Já no final dos anos 80 o apelo ecológico começa a tomar conta de empresas petrolíferas e o Brasil se destaca pela Petrobras, tendo toda a sua gasolina isenta de chumbo tetraetila – composto altamente tóxico e que inviabiliza o uso de conversores catalíticos nos veículos, por causar a sua deterioração. Sentindo a necessidade de consolidar a exploração das regiões de águas profundas e ultra-profundas na Bacia de Campos e em outras bacias da costa brasileira, continuar a busca por óleos mais leves e gás, perfurando em busca de objetivos profundos, tanto na Bacia de Campos quanto no restante da margem continental brasileira, a Petrobras criou o Programa de Capacitação Tecnológica – Procap, em 1986, para realizar estudos para viabilizar a produção de petróleo em profundidades cada vez maiores pela Petrobras. É também pelo petróleo que inicia um ciclo de redução da intervenção do Estado na economia, tornando-a mais moderna e competitiva.

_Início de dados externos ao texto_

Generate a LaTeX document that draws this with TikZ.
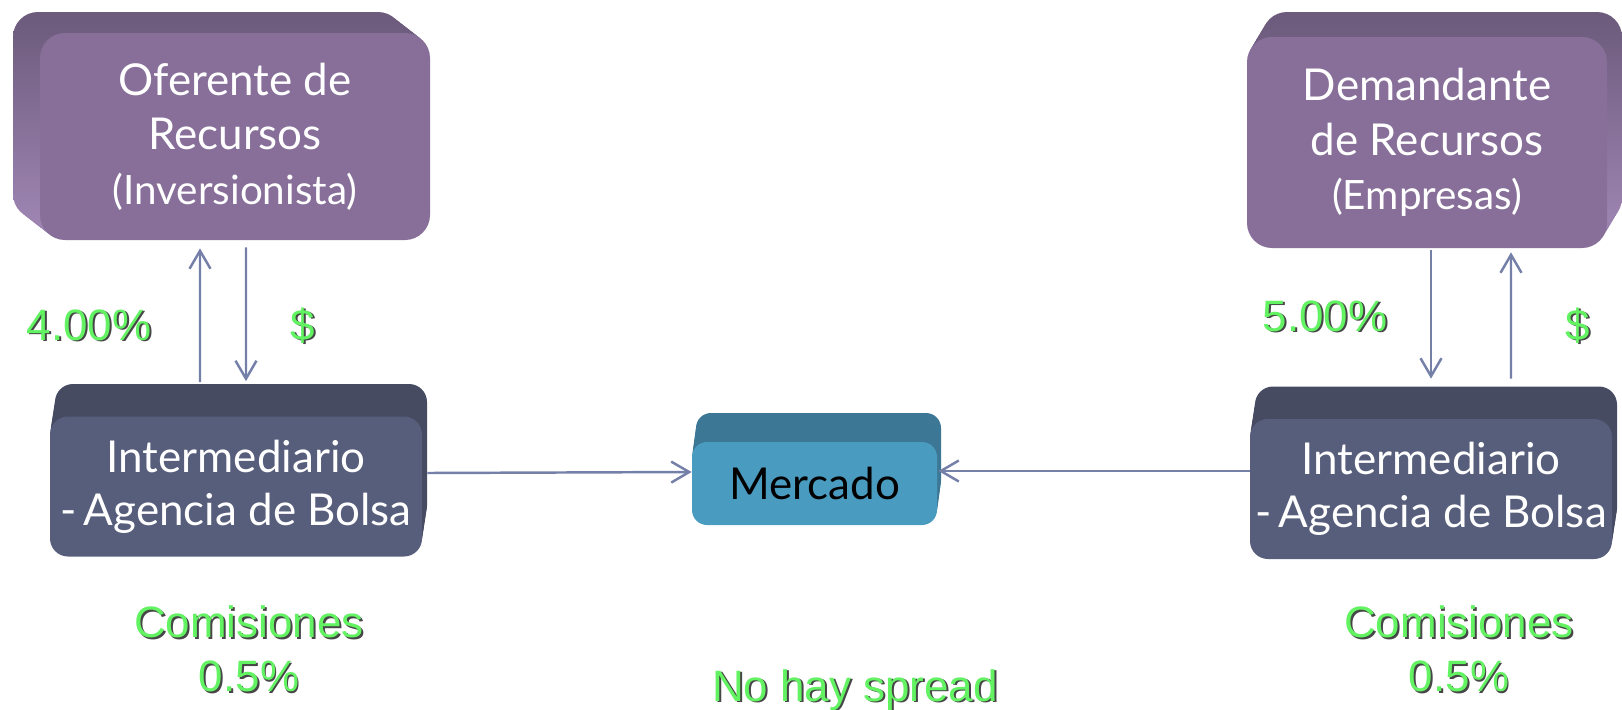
\documentclass[tikz,border=0pt]{standalone}
\usepackage{fontspec}
\setmainfont{Lato}
\newfontfamily\arialfont{Liberation Sans}
\usepackage{xcolor}
\usetikzlibrary{positioning,arrows.meta,shadows}

\definecolor{purpura}{RGB}{135,111,153}
\definecolor{purpuraTop}{RGB}{107,90,123}
\definecolor{purpuraLado}{RGB}{157,132,177}
\definecolor{pizarra}{RGB}{87,94,123}
\definecolor{pizarraTop}{RGB}{70,75,98}
\definecolor{celeste}{RGB}{74,155,192}
\definecolor{celesteTop}{RGB}{60,120,150}
\definecolor{flechac}{RGB}{117,128,168}
\definecolor{verde}{RGB}{98,242,98}
\definecolor{sombra}{RGB}{70,70,70}

% texto verde con sombra
\newcommand{\sombra}[1]{\leavevmode\rlap{\kern1.1pt\raisebox{-1.1pt}{\textcolor{sombra}{#1}}}#1}

\tikzset{
  % relieve: relleno, dx, dy
  relieve/.style n args={3}{
    general shadow={#1, shadow xshift=#2*0.125, shadow yshift=#3*0.125},
    general shadow={#1, shadow xshift=#2*0.25, shadow yshift=#3*0.25},
    general shadow={#1, shadow xshift=#2*0.375, shadow yshift=#3*0.375},
    general shadow={#1, shadow xshift=#2*0.5, shadow yshift=#3*0.5},
    general shadow={#1, shadow xshift=#2*0.625, shadow yshift=#3*0.625},
    general shadow={#1, shadow xshift=#2*0.75, shadow yshift=#3*0.75},
    general shadow={#1, shadow xshift=#2*0.875, shadow yshift=#3*0.875},
    general shadow={#1, shadow xshift=#2, shadow yshift=#3}},
  caja/.style={rectangle, inner sep=0pt, align=center, text=white,
    font=\fontsize{25}{31}\selectfont},
  actor/.style={caja, fill=purpura, rounded corners=0.5cm},
  agencia/.style={caja, fill=pizarra, rounded corners=0.36cm,
    minimum height=2.8cm, relieve={fill=pizarraTop}{0.1cm}{0.65cm},
    font=\fontsize{25}{30}\selectfont},
  mercado/.style={caja, fill=celeste, text=black, rounded corners=0.3cm,
    minimum width=4.9cm, minimum height=1.66cm,
    relieve={fill=celesteTop}{0.08cm}{0.58cm}},
  etiqueta/.style={text=verde, align=center,
    font=\arialfont\fontsize{25}{30.5}\selectfont},
  flecha/.style={draw=flechac, line width=1.4pt,
    -{Straight Barb[length=0.36cm, width=0.42cm, line width=1.4pt]}}
}

\begin{document}
\begin{tikzpicture}
  \useasboundingbox (0,0) rectangle (32.44,-14.2);

  % cajas
  \node[actor, minimum width=7.8cm, minimum height=4.14cm,
    relieve={top color=purpuraTop, bottom color=purpuraLado}{-0.54cm}{0.42cm}]
    (ofer) at (4.70,-2.73) {Oferente de\\Recursos\\{\fontsize{23}{28}\selectfont(Inversionista)}};
  \node[actor, minimum width=7.2cm, minimum height=4.22cm,
    relieve={top color=purpuraTop, bottom color=purpuraLado}{0.3cm}{0.5cm}]
    (deman) at (28.54,-2.85) {Demandante\\de Recursos\\{\fontsize{23}{28}\selectfont(Empresas)}};
  \node[agencia, minimum width=7.44cm] (interA) at (4.72,-9.73) {Intermediario\\-\,Agencia de Bolsa};
  \node[agencia, minimum width=7.24cm] (interB) at (28.62,-9.78) {Intermediario\\-\,Agencia de Bolsa};
  \node[mercado] (merc) at (16.29,-9.67) {Mercado};

  % flujos
  \draw[flecha] ([xshift=-0.72cm,yshift=0.68cm]interA.north) -- ([xshift=-0.7cm,yshift=-0.16cm]ofer.south);
  \draw[flecha] ([xshift=0.22cm,yshift=-0.14cm]ofer.south) -- ([xshift=0.2cm,yshift=0.7cm]interA.north);
  \draw[flecha] ([xshift=0.08cm,yshift=-0.04cm]deman.south) -- ([yshift=0.8cm]interB.north);
  \draw[flecha] ([xshift=1.6cm,yshift=0.8cm]interB.north) -- ([xshift=1.68cm,yshift=-0.08cm]deman.south);
  \draw[flecha] ([xshift=0.1cm,yshift=0.27cm]interA.east) -- ([yshift=0.23cm]merc.west);
  \draw[flecha] ([yshift=0.36cm]interB.west) -- ([xshift=0.02cm,yshift=0.25cm]merc.east);

  % etiquetas
  \node[etiqueta, anchor=base] (tasaA) at (1.78,-6.8) {\sombra{4.00\%}};
  \node[etiqueta, anchor=base] (pesoA) at (6.06,-6.8) {\sombra{\$}};
  \node[etiqueta, anchor=base] (tasaB) at (26.5,-6.62) {\sombra{5.00\%}};
  \node[etiqueta, anchor=base] (pesoB) at (31.56,-6.8) {\sombra{\$}};
  \node[etiqueta] (comA) at (4.98,-13.0) {\sombra{Comisiones}\\\sombra{0.5\%}};
  \node[etiqueta] (comB) at (29.18,-13.0) {\sombra{Comisiones}\\\sombra{0.5\%}};
  \node[etiqueta, anchor=base] (spread) at (17.1,-14.02) {\sombra{No hay spread}};
\end{tikzpicture}
\end{document}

Avançando nesse caminho a Petrobras pulveriza no final da década de 1980 os excedentes de suas ações. O esforço de maior transparência, obtido, principalmente, através da adequação do balanço da empresa às normas contábeis norte-americanas, preparando a companhia brasileira para o lançamento de novos tipos de papéis no mercado de capitais norte-americano, a venda, através de pulverização dos papéis junto ao público, de 34% dos 85% de ações ordinárias que o governo detém na companhia marcam a entrada da Petrobrás na década de 1990.